Memristive devices, having a huge potential as artificial synapses for low-power neural networks, have received tremendous attention recently. Despite great achievements in demonstration of plasticity and learning functions, little progress has been made in the repeatable analog resistance states of memristive devices, which is, however, crucial for achieving controllable synaptic behavior. The controllable behavior of synapse is highly desired in building neural networks as it helps reduce training epochs and diminish error probability.
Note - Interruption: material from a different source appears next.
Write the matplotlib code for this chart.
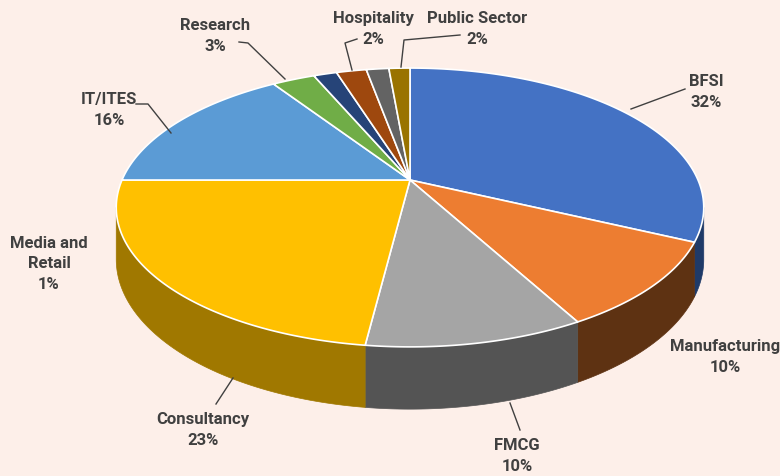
import numpy as np
import matplotlib.pyplot as plt
from matplotlib.patches import Polygon

# slice data, clockwise from 12 o'clock (sizes as drawn, labels as printed)
sectors = ["BFSI", "Manufacturing", "FMCG", "Consultancy", "IT/ITES",
           "Research", "Media and Retail", "Hospitality", "Other", "Public Sector"]
shares = [32, 10, 10, 23, 15.7, 2.85, 1.55, 2.0, 1.5, 1.4]
top_colors = ["#4472C4", "#ED7D31", "#A5A5A5", "#FFC000", "#5B9BD5",
              "#70AD47", "#264478", "#9E480E", "#636363", "#997300"]
side_colors = ["#1F3A68", "#5E3212", "#545454", "#A07800", "#2E5A85",
               "#3E6528", "#15264A", "#5A2808", "#383838", "#5A4400"]

# label texts and their anchors in pixels
label_texts = ["BFSI\n32%", "Manufacturing\n10%", "FMCG\n10%", "Consultancy\n23%",
               "IT/ITES\n16%", "Research\n3%", "Media and\nRetail\n1%",
               "Hospitality\n2%", "Public Sector\n2%"]
label_pos = [(706, 92), (725, 357), (517, 456), (203, 430),
             (109, 110), (215, 36), (49, 264), (373, 29), (477, 29)]
leaders = [
    [(631, 109), (685, 89)],
    None,
    [(510, 403), (520, 430)],
    [(233, 378), (216, 404)],
    [(171, 133), (148, 104), (136, 104)],
    [(285, 79), (248, 43), (239, 42)],
    None,
    [(352, 70), (345, 43), (357, 39)],
    [(401, 67), (404, 40), (460, 35)],
]

BG = "#FDEFE9"
CX, CY = 410, 180     # apex of the pie on screen
A, B = 288, 134       # horizontal / depth radii
K = 0.197             # perspective factor
H = 50                # thickness


def project(t, drop=0.0):
    # t: angle clockwise from the back (12 o'clock)
    u, v = np.sin(t), np.cos(t)
    d = 1 + K * v
    return CX + A * u / d, CY - B * v / d + drop / d


fig = plt.figure(figsize=(7.8, 4.76), dpi=100)
fig.patch.set_facecolor(BG)
ax = fig.add_axes([0, 0, 1, 1])
ax.set_xlim(0, 780)
ax.set_ylim(476, 0)
ax.axis("off")

edges = np.concatenate([[0], np.cumsum(shares)]) / sum(shares) * 2 * np.pi
vis_lo, vis_hi = np.arccos(-K), 2 * np.pi - np.arccos(-K)

# side walls (front part only)
for i in range(len(shares)):
    a0, a1 = max(edges[i], vis_lo), min(edges[i + 1], vis_hi)
    if a1 <= a0:
        continue
    t = np.linspace(a0, a1, 80)
    xt, yt = project(t)
    xb, yb = project(t, H)
    pts = np.column_stack([np.concatenate([xt, xb[::-1]]),
                           np.concatenate([yt, yb[::-1]])])
    ax.add_patch(Polygon(pts, closed=True, facecolor=side_colors[i],
                         edgecolor=side_colors[i], linewidth=0.5))

# top face
for i in range(len(shares)):
    t = np.linspace(edges[i], edges[i + 1], 120)
    xs, ys = project(t)
    pts = np.column_stack([np.concatenate([[CX], xs]), np.concatenate([[CY], ys])])
    ax.add_patch(Polygon(pts, closed=True, facecolor=top_colors[i],
                         edgecolor="white", linewidth=1.2, joinstyle="round"))

# labels and leader lines
for txt, (x, y), ld in zip(label_texts, label_pos, leaders):
    ax.text(x, y, txt, ha="center", va="center", fontsize=12,
            fontweight="bold", color="#404040", family="Roboto",
            linespacing=1.45)
    if ld:
        lx, ly = zip(*ld)
        ax.plot(lx, ly, color="#404040", linewidth=1)

fig.savefig("out.png", dpi=100, facecolor=BG)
Fundamentally, the poor repeatability of analog resistance states is closely associated with the random formation of conductive filaments, which consists of oxygen vacancies. In this work, graphene quantum dots (GQDs) are introduced into memristive devices. By virtue of the abundant oxygen anions released from GQDs, the GQDs can serve as nano oxygen-reservoirs and enhance the localization of filament formation. As a result, analog resistance states with highly tight distribution are achieved with nearly 85% reduction in variations. In addition the insertion of GQDs can alter the energy band alignment and boost the tunneling current, which leads to significant reduction in both switching voltages and their distribution variations. This work may pave the way for achieving artificial neural networks with accurate and efficient learning capability.